## Your objective:
Only the lines from the start of the data through the line containing "p.x_range.group_padding = 0" should be written out, exactly as they are, with both ends included and the pictures left out.

════

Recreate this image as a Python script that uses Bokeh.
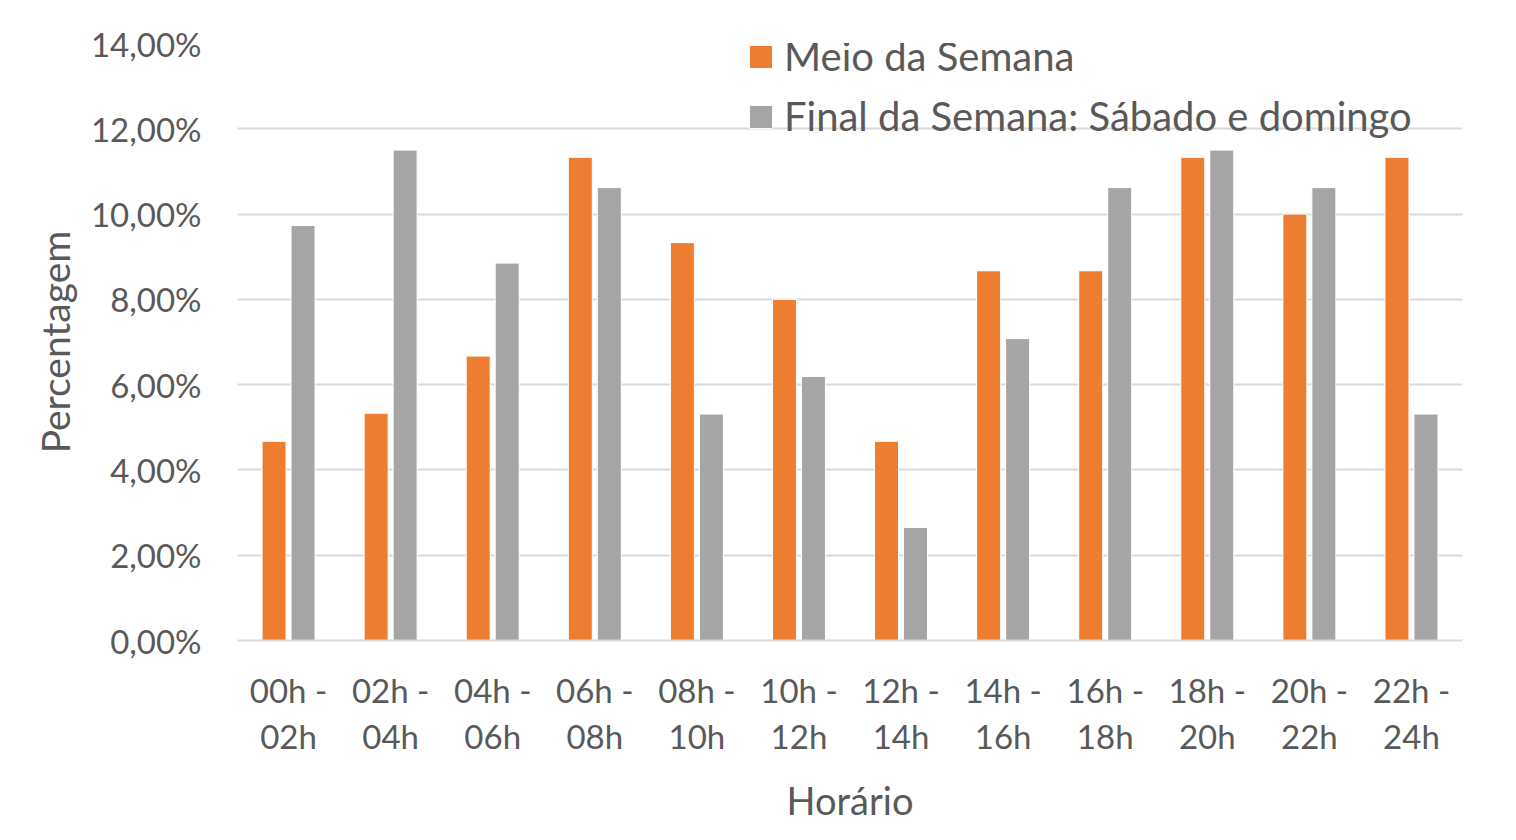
from bokeh.plotting import figure
from bokeh.models import ColumnDataSource, FactorRange, Range1d, CustomJSTickFormatter, Legend, LegendItem, FixedTicker
from bokeh.transform import dodge
from bokeh.embed import file_html
from bokeh.resources import INLINE

categories = ["00h -\n02h", "02h -\n04h", "04h -\n06h", "06h -\n08h", "08h -\n10h", "10h -\n12h",
              "12h -\n14h", "14h -\n16h", "16h -\n18h", "18h -\n20h", "20h -\n22h", "22h -\n24h"]
meio_semana = [0.0467, 0.0533, 0.0667, 0.1133, 0.0933, 0.0800, 0.0467, 0.0867, 0.0867, 0.1133, 0.1000, 0.1133]
final_semana = [0.0973, 0.1150, 0.0885, 0.1062, 0.0531, 0.0619, 0.0265, 0.0708, 0.1062, 0.1150, 0.1062, 0.0531]
series_names = ["Meio da Semana", "Final da Semana: Sábado e domingo"]
y_ticks = [0.0, 0.02, 0.04, 0.06, 0.08, 0.10, 0.12, 0.14]

FONT = "Lato"
TXT = "#595959"
ORANGE = "#ED7D31"
GRAY = "#A5A5A5"

src = ColumnDataSource(dict(cat=categories, meio=meio_semana, final=final_semana))

p = figure(x_range=FactorRange(*categories), y_range=Range1d(0, 0.14),
           width=1508, height=832, output_backend="svg", toolbar_location=None,
           min_border_left=237, min_border_right=46, min_border_top=43, min_border_bottom=192)
p.frame_width = 1225
p.frame_height = 597
p.outline_line_color = None
p.background_fill_color = "white"
p.border_fill_color = "white"

r1 = p.vbar(x=dodge("cat", -0.142, range=p.x_range), top="meio", width=0.235, source=src,
            fill_color=ORANGE, line_color="white", line_width=1)
r2 = p.vbar(x=dodge("cat", 0.142, range=p.x_range), top="final", width=0.235, source=src,
            fill_color=GRAY, line_color="white", line_width=1)

p.x_range.range_padding = 0
p.x_range.group_padding = 0

# y axis
p.yaxis.ticker = FixedTicker(ticks=y_ticks)
p.yaxis.formatter = CustomJSTickFormatter(code="return (tick*100).toFixed(2).replace('.', ',') + '%';")
p.yaxis.axis_line_color = None
p.yaxis.major_tick_line_color = None
p.yaxis.minor_tick_line_color = None
p.yaxis.major_label_text_font = FONT
p.yaxis.major_label_text_font_size = "33px"
p.yaxis.major_label_text_color = TXT
p.yaxis.major_label_standoff = 30
p.yaxis.axis_label = "Percentagem"
p.yaxis.axis_label_text_font = FONT
p.yaxis.axis_label_text_font_size = "39px"
p.yaxis.axis_label_text_font_style = "normal"
p.yaxis.axis_label_text_color = TXT
p.yaxis.axis_label_standoff = 10

# x axis
p.xaxis.axis_line_color = "#D9D9D9"
p.xaxis.axis_line_width = 2
p.xaxis.major_tick_line_color = None
p.xaxis.minor_tick_line_color = None
p.xaxis.major_label_text_font = FONT
p.xaxis.major_label_text_font_size = "33px"
p.xaxis.major_label_text_color = TXT
p.xaxis.major_label_standoff = 23
p.xaxis.major_label_text_line_height = 1.15
p.xaxis.axis_label = "Horário"
p.xaxis.axis_label_text_font = FONT
p.xaxis.axis_label_text_font_size = "38px"
p.xaxis.axis_label_text_font_style = "normal"
p.xaxis.axis_label_text_color = TXT
p.xaxis.axis_label_standoff = 18

p.xgrid.grid_line_color = None
p.ygrid.grid_line_color = "#D9D9D9"
p.ygrid.grid_line_width = 2

legend = Legend(items=[LegendItem(label=series_names[0], renderers=[r1]),
                       LegendItem(label=series_names[1], renderers=[r2])],
                location=(509, 500), orientation="vertical")
legend.background_fill_alpha = 0
legend.border_line_color = None
legend.label_text_font = FONT
legend.label_text_font_size = "40px"
legend.label_text_color = TXT
legend.glyph_width = 29
legend.glyph_height = 29
legend.label_standoff = 9
legend.spacing = 12
legend.padding = 0
legend.margin = 0
p.add_layout(legend, "center")

open("out.html", "w").write(file_html(p, INLINE))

════

## Output:
Recreate this image as a Python script that uses Bokeh.
from bokeh.plotting import figure
from bokeh.models import ColumnDataSource, FactorRange, Range1d, CustomJSTickFormatter, Legend, LegendItem, FixedTicker
from bokeh.transform import dodge
from bokeh.embed import file_html
from bokeh.resources import INLINE

categories = ["00h -\n02h", "02h -\n04h", "04h -\n06h", "06h -\n08h", "08h -\n10h", "10h -\n12h",
              "12h -\n14h", "14h -\n16h", "16h -\n18h", "18h -\n20h", "20h -\n22h", "22h -\n24h"]
meio_semana = [0.0467, 0.0533, 0.0667, 0.1133, 0.0933, 0.0800, 0.0467, 0.0867, 0.0867, 0.1133, 0.1000, 0.1133]
final_semana = [0.0973, 0.1150, 0.0885, 0.1062, 0.0531, 0.0619, 0.0265, 0.0708, 0.1062, 0.1150, 0.1062, 0.0531]
series_names = ["Meio da Semana", "Final da Semana: Sábado e domingo"]
y_ticks = [0.0, 0.02, 0.04, 0.06, 0.08, 0.10, 0.12, 0.14]

FONT = "Lato"
TXT = "#595959"
ORANGE = "#ED7D31"
GRAY = "#A5A5A5"

src = ColumnDataSource(dict(cat=categories, meio=meio_semana, final=final_semana))

p = figure(x_range=FactorRange(*categories), y_range=Range1d(0, 0.14),
           width=1508, height=832, output_backend="svg", toolbar_location=None,
           min_border_left=237, min_border_right=46, min_border_top=43, min_border_bottom=192)
p.frame_width = 1225
p.frame_height = 597
p.outline_line_color = None
p.background_fill_color = "white"
p.border_fill_color = "white"

r1 = p.vbar(x=dodge("cat", -0.142, range=p.x_range), top="meio", width=0.235, source=src,
            fill_color=ORANGE, line_color="white", line_width=1)
r2 = p.vbar(x=dodge("cat", 0.142, range=p.x_range), top="final", width=0.235, source=src,
            fill_color=GRAY, line_color="white", line_width=1)

p.x_range.range_padding = 0
p.x_range.group_padding = 0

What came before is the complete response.